Typically when I deliver a talk on website usability and user experience at a search engine marketing conference I’m lucky to attract an audience of about 20 people. Of that, I watch 1/3 leave before I’m done. Those who remain are truly interested in understanding how to make websites that people love and want to use. These are the folks who finally understand what I realized a dozen years ago. Marketing a broken, ugly or poorly conceived website is a gigantic waste of money.
At this PubCon, the session attendance wasn’t full but it was still impressive. My long-time friend and client when I was a private consultant, Christine Churchill of Key Relevance, may have been the reason. Christine went first. She’s well known, a pioneer in the industry and her talk was on tools, which is a wildly popular topic for SEO’s. She praised my work and notably my ability to be fully empathic about the users’ experience. She should know. She’s seen many of my website audits.
Despite what may be my best talk to date so far, I still watched about 7 people leave during my part of the session. Whenever this happens I wonder what their expectations were. After my talk my manager was ecstatic. I did well as a presenter but I had no idea if I had helped anyone.
If website usability and persuasive design aren’t part of the overall Internet marketing strategy, the bulk of the conversions work falls on the marketer. Should they be given, or own, a website that is not properly designed and built, nothing the marketer does is going to “stick” for long.
The man at the bar expressed being grateful that an Internet marketing conference included my work. His company struggles with promoting a website that has failed to convert. They don’t know where to get help.
I love what I do. I’m an advocate for everyone who visits your website, rather than a cheerleader for stakeholders. My job is take the stakeholders vision, requirements and attachment to things nobody cares about other than them, and turn that list into a website that delivers exactly what their target users expect in an experience that leaves a positive impression so they will return again and tell their friends about your company.
The funny thing about what I do is so obvious, but it seems to be taking a very, very long time to get website owners to understand that search engines don’t have credit cards to make purchases from their websites. Google doesn’t need your fancy new tools. Yahoo! isn’t researching your next car purchase or comparing auto dealerships. Bing isn’t comparing tablets and smartphones. None of the PPC ads you create and invest in are doing your holiday shopping for you. And sadly, no search engine or directory is going to book your trip to the Bahamas for you.
Every product, service, activity, task, and item of information your website provides must be conceived of, designed and built for your specific users. Your designers need to know as much about what’s inside the minds of your visitors just as much as your Internet marketers do. It’s still accepted practice to invest in budgets into promoting the brand rather than building a website that works once your prospects arrive.
During the question and answer part of the PubCon talk a man asked how to convince his CEO to invest in website usability and persuasive design. I suggest asking them to sit down in front of a computer, assign them a task and watch what happens. Ask them where the “number one money maker” is located on the homepage. Assign them a task.

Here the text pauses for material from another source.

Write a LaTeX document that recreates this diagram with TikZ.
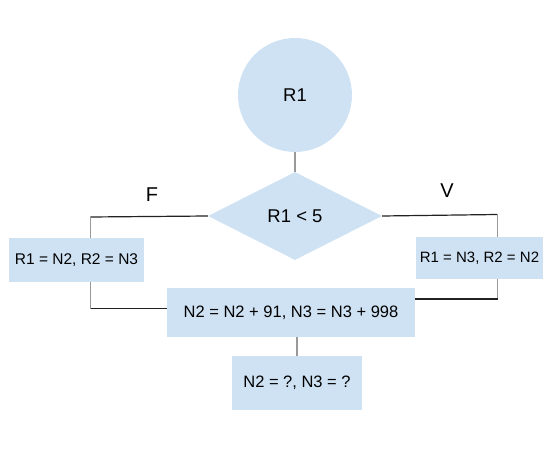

Remove all the images and ask your CEO to find a product or service. Finally, ask your decision makers to conduct tasks on their mobile devices.
Once they get over the shock and realize they are spending enormous money on PPC ads that lead to landing pages with high bounce rates, or the social buzz is to avoid your site because it can’t be trusted or used with confidence, or they see the data showing all that new glorious traffic isn’t converting, the ball is in your court.
Get a website usability review or persuasive design audit. Hire the best team of experts to make recommendations, design mockups, test that forms are not defective, etc. Be sure those experts know the other parts of the entire conversions plan, from making sure the URLS are healthy, links are innocent, content is mastered, compliance guidelines and standards are met and project managers know how to fit together each piece of the site design and marketing.
Tell your favorite Internet Marketing conference organizers that you want to invest in a holistic approach to design and marketing. With any luck, I’ll see you there.